Dès les premières images on suit donc les traces de Fern, son personnage, et une année avec elle sur les routes américaines entre petits boulots de subsistance et rencontres avec d’autres nomades comme elle dans ces étendues immenses où se trouve des camps pour les gens de la route. La force du film est que toutes ces rencontres sonnent vraies. Et que les personnes croisées soient des acteurs non professionnels rajoute encore à l’authenticité du long-métrage et s’avère un choix plus que judicieux. Celles avec Swanky, déchirante, ou avec la malicieuse Linda May sonnent tellement justes qu’elles nous parviennent à nous émouvoir avec pas grand-chose. « Nomadland » est traversé de grâce et de poésie, grâce à des échanges humains simples et beaux et une atmosphère apaisante et qui convoque le mythe du road-movie américain. L’aspect contemplatif mais jamais poseur ou languissant, assortie de quelques notes de musique simple et pudiques, rend certains passages profondément envoûtants. Et jamais l’ennui nous guette, Zaho sait tempérer la longueur de ses plans toujours à la perfection. Il y a peut-être deux ou trois longueurs sur la fin mais ce n’est vraiment pas préjudiciable.
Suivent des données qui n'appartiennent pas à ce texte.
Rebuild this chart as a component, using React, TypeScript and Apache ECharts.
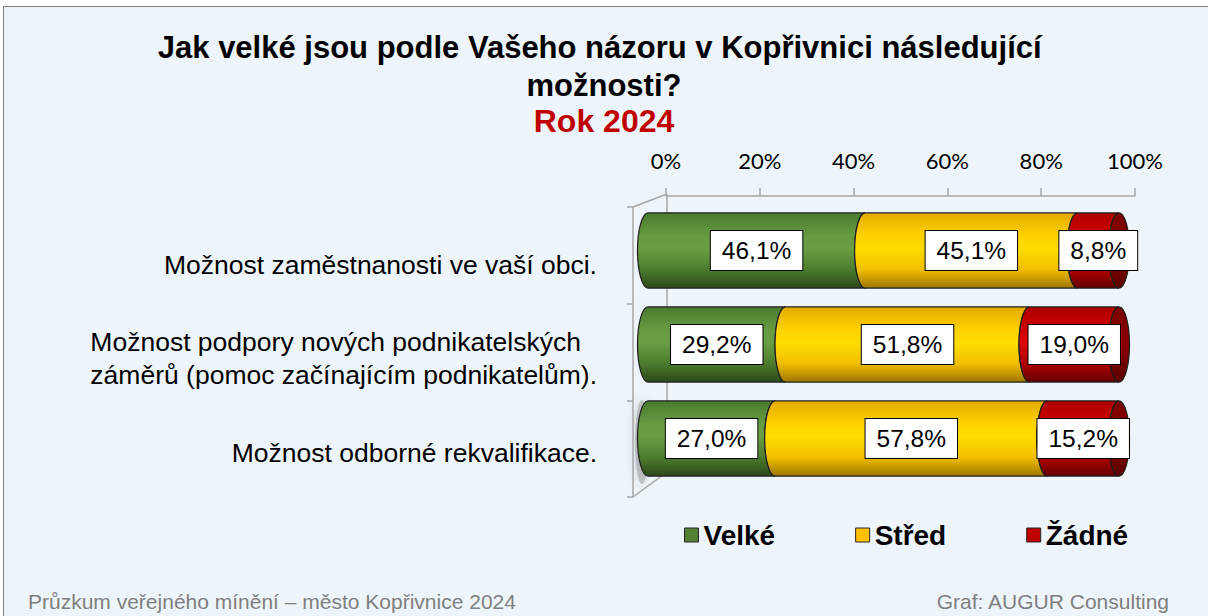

Au-delà de la beauté évidente des images et de la manière dont la cinéaste sublime les grands espaces américains, « Nomadland » a du fond et un propos qui est développé en douceur. Le contexte de la crise économique et de ces gens obligés de vivre sur les routes pour différentes raisons est bien expliqué. Les bons comme les mauvais côtés de cette manière de (sur)vivre sont montrés naturellement et sans jugement aucun rendant le film à la fois fluide et profond. Il y a de jolis moments de vie, des moments de doute mais aussi des moments touchants d’une nostalgie indéfinissable. Tout nous parle et nous fait réfléchir en garantissant une évasion à tous les niveaux. « Nomadland » est une œuvre pure et incandescente où la magnificence de ce qu’on voit à l’écran et la magie des rapports humains et de l’entraide le dispute à la dure réalité économique d’un pays qui n’a que faire des laissés-pour-compte. Mais malgré cela, Fern et l’incarnation qu’en fait Frances McDormand donne envie de prendre la route et de vivre à ses côtés. Du grand cinéma généreux, fort et juste qui ravit les yeux et touche en plein cœur.